On Fri, Sep 14, 2018 at 1:00 AM Andrew Warkentin <andreww591@gmail.com> wrote:
(accidentally replied privately instead of to the list; I really don't
get why "reply to list" isn't usually a thing; it should be the
default when replying to a message from a list)
On 9/13/18, John <john.r.moser@gmail.com> wrote:
>
>
> Also, there's not necessarily a performance penalty in CLR because it's
> JIT
> to native code.  The CLR isn't actually interpreting bytecode as it goes;
> rather it's compiling the program, storing that compiled program in
> memory,
> and entering the compiled native code.  The outcome is the same as
> compiling a language to a native machine language.
>

It's certainly closer to native code than a pure interpreter in
performance and may be comparable in some situations, but I was pretty
sure that the overall performance was still somewhat weaker,
especially when you're dealing with real-time code.

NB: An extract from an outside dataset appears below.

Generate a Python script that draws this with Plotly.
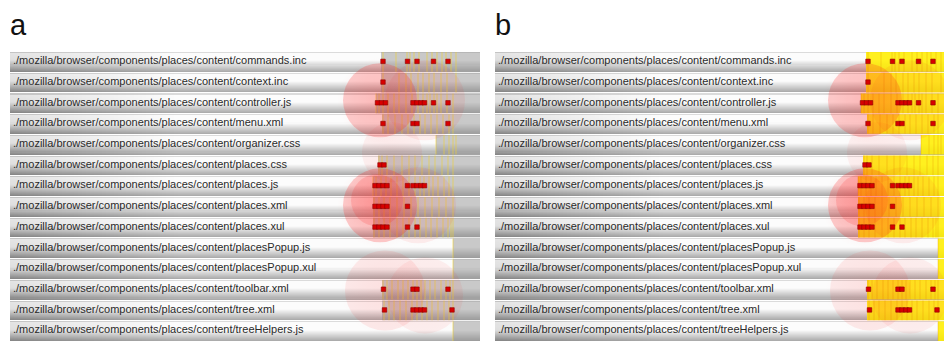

It's a compiler, the same as gcc.  In some situations, equivalent C# and C++ code have compared with the C# program being faster in business logic sections.
 

>
> I designed a way for the CLR to self-host:  it'd be written in C#, and
> running on itself.  This is still theoretical, of course.
>

I'd think you'd have to statically compile it to native code first.


You'd have to perform the translation ahead of time and then store the CIL, native, and instrumentation data in an image.  When you load the image, it's the same as if a CLR had loaded the original CIL and gotten it JIT'd; except the CLR is the JIT result, and the CIL is the CLR.  Runs on itself.
 
To me, language-based OSes have always seemed interesting but a bit
impractical and limiting. A language-based OS would face more of a
challenge when it comes to success in the real world than a
conventional OS would (that's one reason why I'm writing an advanced
Unix-like OS, since that is what is most likely to be used in the real
world).

The plan is to run a Linux userspace by providing the Linux-specific ABI.